Veterans Bridge Home (VBH) has been serving veteran families in the Charlotte region since 2011. VBH started as a passionate idea: that every family exiting the military had earned the opportunity to become a strong and sustainable member of their new home. This idea developed into a unique, data-informed set of programs – and now a nationally recognized model for how to integrate military families into the fabric of our communities. VBH recognizes that returning veterans have multiple needs, and they are less likely to be successful in civilian life unless they are addressed holistically.

Each member of our staff and board has a direct connection to military service. As veterans, spouses and family members, we know the challenges of reinventing your professional identity and social network and the difficulty of finding access to services. This understanding of the veteran experience is what sets VBH apart: we know every veteran and spouse is an asset and can contribute a lasting impact to our community.

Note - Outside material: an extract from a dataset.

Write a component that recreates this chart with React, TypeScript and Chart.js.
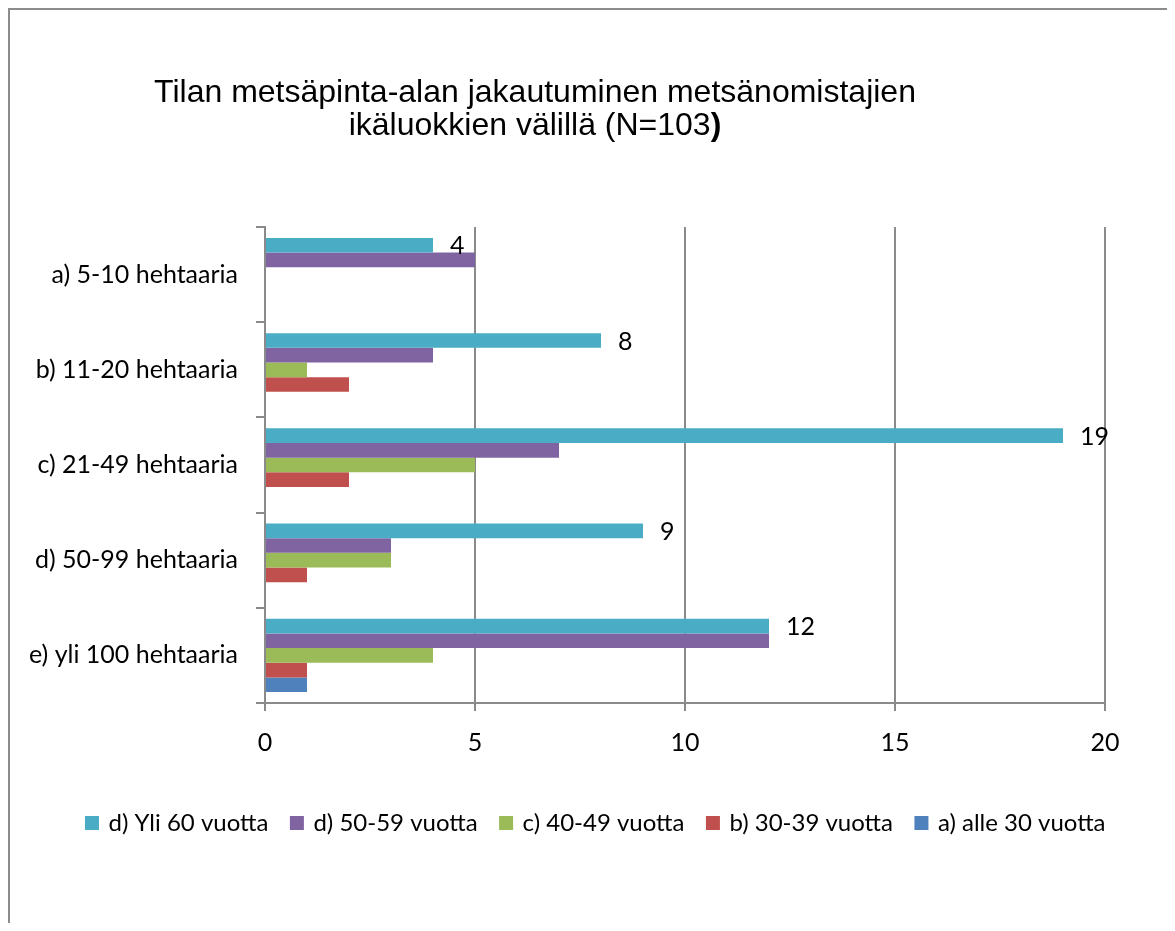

Over the last 12 months, our resource network has served 1,382 unique military families and provided or connected them to 3,482 services. We’ve held five hiring events, with our annual 9/11 veteran hiring event drawing 260 job seekers, 73 employers and 16 VSO’s, with 365 formal interviews conducted – and 230 follow-up interviews scheduled.

Additionally, we’ve hosted more than 250 social events with over 4,000 attendees over this time span.

The Mission

Veterans overwhelmingly cite navigation and access to services, employment and social capital as their principal challenges. We address this by focusing on five strategic program areas: by providing a resource network, help with employment, monthly events to build social capital, direct housing aid and mental health support.

What Would You Do with $5,000 and a Day of Service?

Our day would include volunteers supporting the 2020 Mecklenburg County Point in Time Count. This is when our community surveys and counts those experiencing homelessness in one night. Counting is critical to understanding the local scope of veteran homelessness. The $5,000 would be used toward program costs for our resource network.